All of which, still pales in comparison to the level of smart home features at Sierra Alta.
"I designed the house to have a certain mystery, with surprises," says Sierra Alta's mastermind Cyrus Harouni.
Among his personal touches was a custom, moving 20-foot tall wine rack, that holds hundreds of bottles of wine and can rotate, and move up and down floors, including floating right into the master bedroom. In other words, the home owner doesn't have to stray far from bed in order to get a glass of perfectly chilled wine. Nice, right? Or too tempting, depending on how you look at it.
There are also subtler details throughout the property, such as wireless keypad dimmers and wireless configurable keypads replacing traditional light switches. The configurable keypads allow the homeowner to completely customize the lighting inside of Sierra Alta. For example, a "goodnight" button on the keypad can be configured to make all of the lights in the home shut off except for a bedside reading lamp.
Are you a music lover? Because this house has music, in every room. But one would never see a radio, stereo or any such tacky device used by commoners here. As you move from room to room through the massive home, you'll discover there's automated zones of audio created by invisible speakers that are completely camouflaged in the ceilings.

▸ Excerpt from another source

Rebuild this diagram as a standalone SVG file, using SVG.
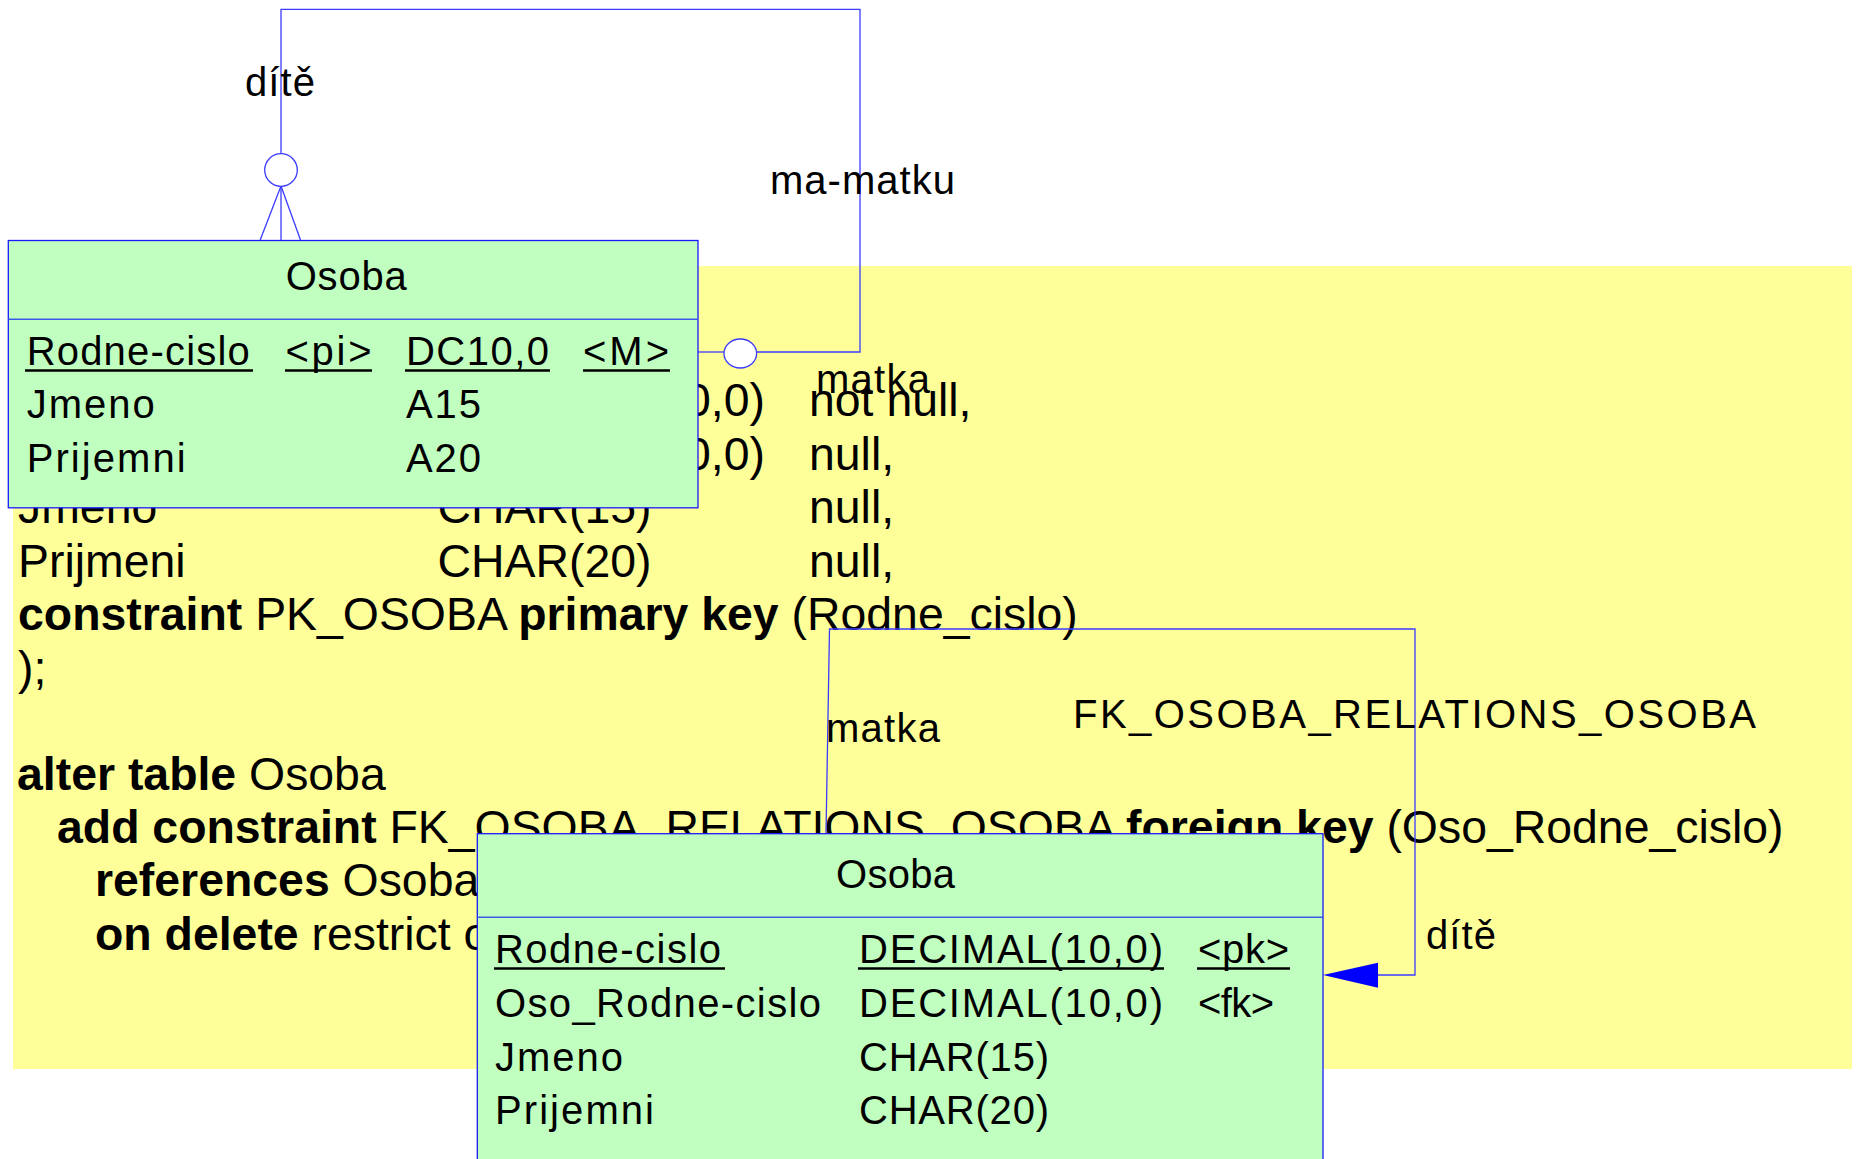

And the audio experience doesn't end inside. Stepping outside, you're greeted with sound from the outdoor Sonance SLS system thanks to speakers discretely tucked into the bushes and an underground subwoofer. In other words, the home is perfect for the Mariah Careys or Beyonces of the world, musical divas for whom music is more then an afterthought.
Sierra Alta's basement meanwhile is home to a recreation area outfitted with even more state-of-the-art technology, including a jaw-dropping screening room (another necessity as basic as bathrooms in So Cal homes). Pressing the "movie" button in the screening room fades the home's music and pulls back the movie screen's Lutron shades, while a SIM2 projector begins to play. Ah, Hollywood.
And remember, all of this can be controlled while you are physically in the house, or on a far flung movie set, job site, or at the local supermarket.
"You can log in online and do everything I can do standing inside the house," says Mancuso. "That type of control is starting to become more and more common because everyone has networks in their house that allow us to reach into a house remotely with much more ease."
If you're paying close attention, what Mancuso's really saying is that for those of us who don't have $25 million to drop, there is still hope.
The same sort of technology used to design Sierra Alta is available on some level on a much smaller scale.
"There are $600, one-room solutions," says Mancuso. "You could control your television, Xbox and some surround sound speakers. And if you want you could add in some lights and thermostat controls."
There are options currently available for all ends of the spectrum, says Mancuso, for the Wal-Mart customer to the Nordstrom customer. Or in the case of Sierra Alta, the A-list customer.